JDeveloper and Intel Python

The JDeveloper environment looks good. Nice work Oracle, and some of the Borland classic JBuilder. This tool look more like how I’d use an IDE. I’ve been looking at other technologies for computer development, and a recent Intel offering (for personal use free) is the MKL backed Intel Python. It needs at least an SSE4.2 supporting chip, but does have all that is needed to run the development on Xeon Phi Knights Landing. 72 cores and 144 vector processing AVX-512 engines. Multi Tflops stuff. For the developer this is perhaps the easiest way to start HPC, as through Cython and eventually C, the best performance can be had. Maybe FPGAs will help, and tools are available for that too. I’ve seen some good demonstrations, and maybe some clients with complex or hard problems would need this.

All this parallel stuff got me thinking of Kahan sums, and simulation of incompressibles by having a high speed of sound in a compressible, and the doing a compulsory diffusion to damp oscillation, and a pressure impulse (Pa s) handling of inertial failure of containers. It might reduce the non-locality of certain simulations, and actually act to simulate pressure hammer effects.

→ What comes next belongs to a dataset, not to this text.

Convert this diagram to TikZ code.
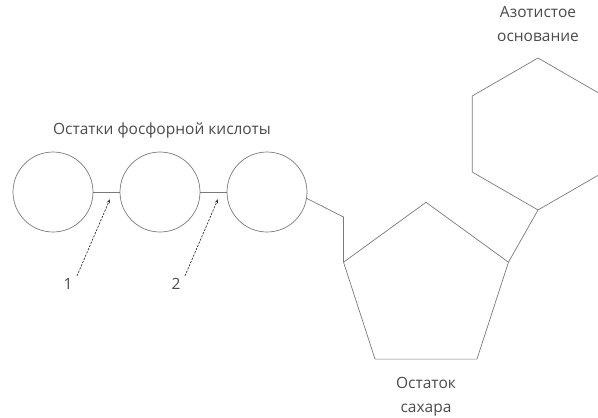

I’ve also recently got back into the idea of using Free Pascal for some of my projects maybe. There is now good JNI support, and even JVM targeting. I maen it’s very possible to use C for this kind of thing, but the FPC IDE and Lazarus are quick to build, with incremental unit compilation and many other features which make it good competition for general coding. Some would think it old hat, but the ease of use is excellent with much type checking, and no insistence on everything being a class. Units are very modular that way. The support for quite a few Pascal flavours is also good.